Kamiwaza supports several model formats, each best suited for different serving engines and hardware configurations:

  • GGUF: These models are highly optimized for CPU inference and are the standard for the llama.cpp engine. They are ideal for running on consumer hardware, including laptops with Apple Silicon, and support various quantization levels to reduce memory requirements.
  • Safetensors: This is a safe and fast format for storing and loading tensors. On macOS with Apple Silicon, .safetensors models are best served by the MLX engine to take full advantage of the GPU. On Linux with NVIDIA, AMD and other supported GPUs or accelerators (for example, Intel Gaudi 3), they are typically served with vLLM.
  • Other formats (PyTorch, etc.): General-purpose models are typically served using vLLM on servers equipped with NVIDIA or AMD GPUs.

Model Serving Engines

Kamiwaza intelligently routes model deployment requests to the most appropriate serving engine.
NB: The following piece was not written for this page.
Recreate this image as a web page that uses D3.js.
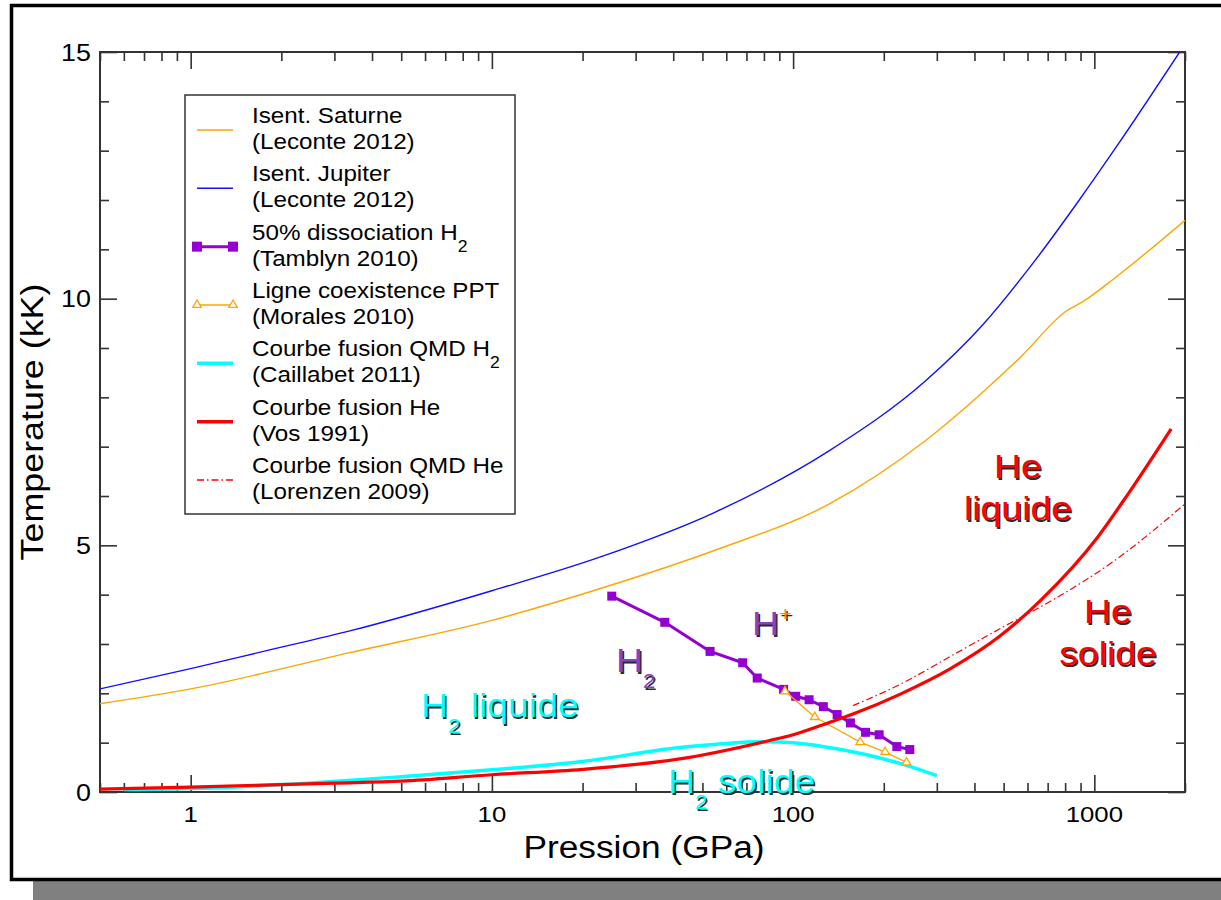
<!DOCTYPE html>
<html>
<head>
<meta charset="utf-8">
<script src="https://cdn.jsdelivr.net/npm/d3@7"></script>
<style>
body { margin: 0; background: #fff; }
text { font-family: "Liberation Sans", Arial, Helvetica, sans-serif; }
</style>
</head>
<body>
<script>

// data, pressure in GPa and temperature in kK
var pJupiter = [0.5, 1, 1.8, 3.4, 10, 22.8, 55, 132, 276, 425, 624, 889, 1181, 1920];
var tJupiter = [2.09, 2.50, 2.87, 3.27, 4.08, 4.76, 5.67, 6.92, 8.34, 9.46, 10.71, 11.99, 13.07, 15.0];

var pSaturne = [0.5, 1, 3.4, 10, 22.8, 55, 132, 276, 425, 572, 812, 911, 1181, 2000];
var tSaturne = [1.79, 2.09, 2.83, 3.48, 4.12, 4.90, 5.84, 7.13, 8.10, 8.83, 9.76, 9.93, 10.44, 11.59];

var pTamblyn = [25, 37.5, 53, 68, 76, 93, 102, 113, 126, 140, 155, 174, 193, 221, 244];
var tTamblyn = [3.97, 3.44, 2.85, 2.62, 2.31, 2.08, 1.94, 1.87, 1.73, 1.57, 1.40, 1.21, 1.16, 0.92, 0.86];

var pMorales = [94, 118, 167, 202, 238];
var tMorales = [2.04, 1.52, 1.01, 0.81, 0.60];

var pCaillabet = [0.6, 1, 2, 5, 10, 20, 42, 80, 100, 150, 200, 250, 300];
var tCaillabet = [0.05, 0.07, 0.15, 0.31, 0.45, 0.62, 0.90, 1.02, 1.00, 0.84, 0.67, 0.50, 0.33];

var pVos = [0.5, 1, 3, 5, 10, 20, 42, 83, 100, 132, 158, 228, 333, 486, 662, 1027, 1297, 1798];
var tVos = [0.06, 0.10, 0.18, 0.22, 0.35, 0.46, 0.67, 1.04, 1.16, 1.41, 1.58, 1.99, 2.50, 3.16, 3.88, 5.17, 6.05, 7.36];

var pLorenzen = [158, 228, 333, 486, 722, 1149, 2000];
var tLorenzen = [1.75, 2.19, 2.75, 3.31, 3.88, 4.66, 5.84];

var xMajor = [1, 10, 100, 1000];
var yMajor = [0, 5, 10, 15];

var legendLine1 = ["Isent. Saturne", "Isent. Jupiter", "50% dissociation H", "Ligne coexistence PPT",
                   "Courbe fusion QMD H", "Courbe fusion He", "Courbe fusion QMD He"];
var legendSub = ["", "", "2", "", "2", "", ""];
var legendLine2 = ["(Leconte 2012)", "(Leconte 2012)", "(Tamblyn 2010)", "(Morales 2010)",
                   "(Caillabet 2011)", "(Vos 1991)", "(Lorenzen 2009)"];

// colours
var orange = "#ffa500", blue = "#1010ff", violet = "#9400d3", cyan = "#00ffff", red = "#ff0000";
var violetText = "#8a40c2";

var margin = {top: 52, right: 36, bottom: 108, left: 100},
    width = 1221 - margin.left - margin.right,
    height = 900 - margin.top - margin.bottom;

var svg = d3.select("body").append("svg")
  .attr("width", 1221)
  .attr("height", 900);

// page frame with its grey shadow
svg.append("rect")
  .attr("x", 33).attr("y", 881)
  .attr("width", 1200).attr("height", 20)
  .attr("fill", "#808080");
svg.append("rect")
  .attr("x", 11.5).attr("y", 5.5)
  .attr("width", 1230).attr("height", 874)
  .attr("fill", "#fff")
  .attr("stroke", "#000")
  .attr("stroke-width", 3.5);

var g = svg.append("g")
  .attr("transform", "translate(" + margin.left + "," + margin.top + ")");

var x = d3.scaleLog().domain([0.5, 2000]).range([0, width]);
var y = d3.scaleLinear().domain([0, 15]).range([height, 0]);

var xMinor = x.ticks().filter(function(d) { return xMajor.indexOf(d) < 0; });
var yMinor = d3.range(0, 16).filter(function(d) { return yMajor.indexOf(d) < 0; });

// stretched text helper
function stext(parent, px, py, size, sx, anchor) {
  return parent.append("text")
    .attr("transform", "translate(" + px + "," + py + ") scale(" + sx + ",1)")
    .attr("font-size", size)
    .attr("text-anchor", anchor || "start");
}

// axes, ticks pointing inwards on the four sides
function tickAxis(axis, tr, size) {
  g.append("g")
    .attr("transform", tr)
    .call(axis.tickSize(size).tickSizeOuter(0).tickFormat(""))
    .call(function(s) {
      s.select(".domain").remove();
      s.selectAll("line").attr("stroke", "#333").attr("stroke-width", 1.6);
    });
}
tickAxis(d3.axisBottom(x).tickValues(xMajor), "translate(0," + height + ")", -17);
tickAxis(d3.axisBottom(x).tickValues(xMinor), "translate(0," + height + ")", -9);
tickAxis(d3.axisTop(x).tickValues(xMajor), "translate(0,0)", -17);
tickAxis(d3.axisTop(x).tickValues(xMinor), "translate(0,0)", -9);
tickAxis(d3.axisLeft(y).tickValues(yMajor), "translate(0,0)", -17);
tickAxis(d3.axisLeft(y).tickValues(yMinor), "translate(0,0)", -9);
tickAxis(d3.axisRight(y).tickValues(yMajor), "translate(" + width + ",0)", -17);
tickAxis(d3.axisRight(y).tickValues(yMinor), "translate(" + width + ",0)", -9);

g.append("rect")
  .attr("width", width).attr("height", height)
  .attr("fill", "none")
  .attr("stroke", "#333")
  .attr("stroke-width", 2);

// tick labels
xMajor.forEach(function(d) {
  stext(g, x(d), height + 30, 23, 1.12, "middle").text(d);
});
yMajor.forEach(function(d) {
  stext(g, -9, y(d) + 8.5, 24, 1.12, "end").text(d);
});

// axis titles
stext(svg, 644, 857.5, 31.5, 1.12, "middle").text("Pression (GPa)");
svg.append("text")
  .attr("transform", "translate(43,422) rotate(-90) scale(1.12,1)")
  .attr("font-size", 32)
  .attr("text-anchor", "middle")
  .text("Temperature (kK)");

// curves
var defs = svg.append("defs");
defs.append("clipPath").attr("id", "plot-clip")
  .append("rect").attr("width", width).attr("height", height);

var plot = g.append("g").attr("clip-path", "url(#plot-clip)");

function pts(ps, ts) {
  return ps.map(function(p, i) { return [p, ts[i]]; });
}

var smooth = d3.line()
  .x(function(d) { return x(d[0]); })
  .y(function(d) { return y(d[1]); })
  .curve(d3.curveMonotoneX);

var straight = d3.line()
  .x(function(d) { return x(d[0]); })
  .y(function(d) { return y(d[1]); });

function curve(data, gen, col, w, dash) {
  plot.append("path")
    .datum(data)
    .attr("d", gen)
    .attr("fill", "none")
    .attr("stroke", col)
    .attr("stroke-width", w)
    .attr("stroke-linejoin", "round")
    .attr("stroke-dasharray", dash || null);
}

curve(pts(pSaturne, tSaturne), smooth, orange, 1.4);
curve(pts(pJupiter, tJupiter), smooth, blue, 1.4);
curve(pts(pCaillabet, tCaillabet), smooth, cyan, 3.5);

var tamblyn = pts(pTamblyn, tTamblyn);
curve(tamblyn, straight, violet, 3);
plot.selectAll(".sq")
  .data(tamblyn)
  .enter().append("rect")
    .attr("class", "sq")
    .attr("x", function(d) { return x(d[0]) - 4.5; })
    .attr("y", function(d) { return y(d[1]) - 4.5; })
    .attr("width", 9).attr("height", 9)
    .attr("fill", violet);

var morales = pts(pMorales, tMorales);
curve(morales, straight, orange, 1.3);
var tri = d3.symbol().type(d3.symbolTriangle).size(32);
plot.selectAll(".tri")
  .data(morales)
  .enter().append("path")
    .attr("class", "tri")
    .attr("d", tri)
    .attr("transform", function(d) { return "translate(" + x(d[0]) + "," + y(d[1]) + ")"; })
    .attr("fill", "#fff")
    .attr("stroke", orange)
    .attr("stroke-width", 1.3);

curve(pts(pVos, tVos), smooth, red, 3.2);
curve(pts(pLorenzen, tLorenzen), smooth, red, 1.2, "7,3,1.5,3");

// legend
var legend = svg.append("g");
legend.append("rect")
  .attr("x", 185).attr("y", 95)
  .attr("width", 330).attr("height", 419)
  .attr("fill", "#fff")
  .attr("stroke", "#333")
  .attr("stroke-width", 1.5);

var legendCol = [orange, blue, violet, orange, cyan, red, red];
var legendW = [1.5, 1.5, 3, 1.3, 3.5, 3.5, 1.3];
legendLine1.forEach(function(txt, i) {
  var ly = 130 + i * 58.33;
  legend.append("line")
    .attr("x1", 197).attr("x2", 233)
    .attr("y1", ly).attr("y2", ly)
    .attr("stroke", legendCol[i])
    .attr("stroke-width", legendW[i])
    .attr("stroke-dasharray", i === 6 ? "7,3,1.5,3" : null);
  if (i === 2) {
    [197, 233].forEach(function(lx) {
      legend.append("rect")
        .attr("x", lx - 5).attr("y", ly - 5)
        .attr("width", 10).attr("height", 10)
        .attr("fill", violet);
    });
  }
  if (i === 3) {
    [197, 233].forEach(function(lx) {
      legend.append("path")
        .attr("d", tri)
        .attr("transform", "translate(" + lx + "," + ly + ")")
        .attr("fill", "#fff")
        .attr("stroke", orange)
        .attr("stroke-width", 1.3);
    });
  }
  var t1 = stext(legend, 252, ly - 7, 22, 1.1);
  t1.append("tspan").text(txt);
  if (legendSub[i]) {
    t1.append("tspan").attr("font-size", 16).attr("dy", 12).text(legendSub[i]);
  }
  stext(legend, 252, ly + 19, 22, 1.1).text(legendLine2[i]);
});

// region labels with a dark shadow
function annot(px, py, anchor, parts) {
  [true, false].forEach(function(shadow) {
    var off = shadow ? 1.5 : 0;
    var t = stext(g, px - margin.left + off, py - margin.top + off, 34, 1.1, anchor);
    var shift = 0;
    parts.forEach(function(p) {
      var dy = 0, size = 34;
      if (p.sub) { dy = 16 - shift; shift = 16; size = 20; }
      else if (p.sup) { dy = -14 - shift; shift = -14; size = 20; }
      else { dy = -shift; shift = 0; }
      t.append("tspan")
        .attr("dy", dy)
        .attr("font-size", size)
        .attr("fill", shadow ? "#2a2a2a" : p.c)
        .text(p.t);
    });
  });
}

annot(752, 635, "start", [{t: "H", c: violetText}, {t: "+", c: "#ff8c00", sup: true}]);
annot(616, 672, "start", [{t: "H", c: violetText}, {t: "2", c: violetText, sub: true}]);
annot(421, 717, "start", [{t: "H", c: cyan}, {t: "2", c: cyan, sub: true}, {t: " liquide", c: cyan}]);
annot(668, 793, "start", [{t: "H", c: cyan}, {t: "2", c: cyan, sub: true}, {t: " solide", c: cyan}]);
annot(1018, 478, "middle", [{t: "He", c: red}]);
annot(1018, 520, "middle", [{t: "liquide", c: red}]);
annot(1108, 623, "middle", [{t: "He", c: red}]);
annot(1108, 665, "middle", [{t: "solide", c: red}]);

</script>
</body>
</html>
Here are the primary engines available in the platform:

vLLM Engine

  • Purpose: Designed for high-throughput, low-latency LLM serving on powerful GPUs.
  • Best For: Production environments with dedicated accelerators, such as NVIDIA, Intel Gaudi HPUs, or AMD GPUs.
  • Key Features:
    • PagedAttention: An advanced attention algorithm that dramatically reduces memory waste.
    • Continuous Batching: Batches incoming requests on the fly for better GPU utilization.
    • Tensor Parallelism: Distributes large models across multiple GPUs.

llama.cpp Engine

  • Purpose: Optimized for efficient CPU-based inference and a popular choice for running models on consumer hardware.
  • Best For:
    • Running models on machines without a dedicated high-end GPU.
    • Local development on both Intel-based and Apple Silicon Macs.
  • Key Features:
    • GGUF Format: Uses GGUF format which supports various levels of quantization for memory efficiency.
    • Cross-Platform: Runs on Linux, macOS, and Windows.
    • Metal Acceleration: On macOS, uses the Apple Silicon GPU for acceleration.

MLX Engine

  • Purpose: Specifically built to take full advantage of Apple Silicon (M series) chips.
  • Best For: High-performance inference on modern Mac computers.
  • Key Features:
    • Unified Memory: Leverages the unified memory architecture of Apple Silicon for efficient data handling.
    • Native Process: Runs as a native macOS process, not in a container, for direct hardware access.
    • Vision-Language Models: Supports multi-modal models.

Ampere llama.cpp Engine

  • Purpose: A specialized variant of llama.cpp optimized for Ampere arm-based CPU architectures.
  • Best For: Running GGUF models on Ampere CPUs, such as the AmpereOne M servers.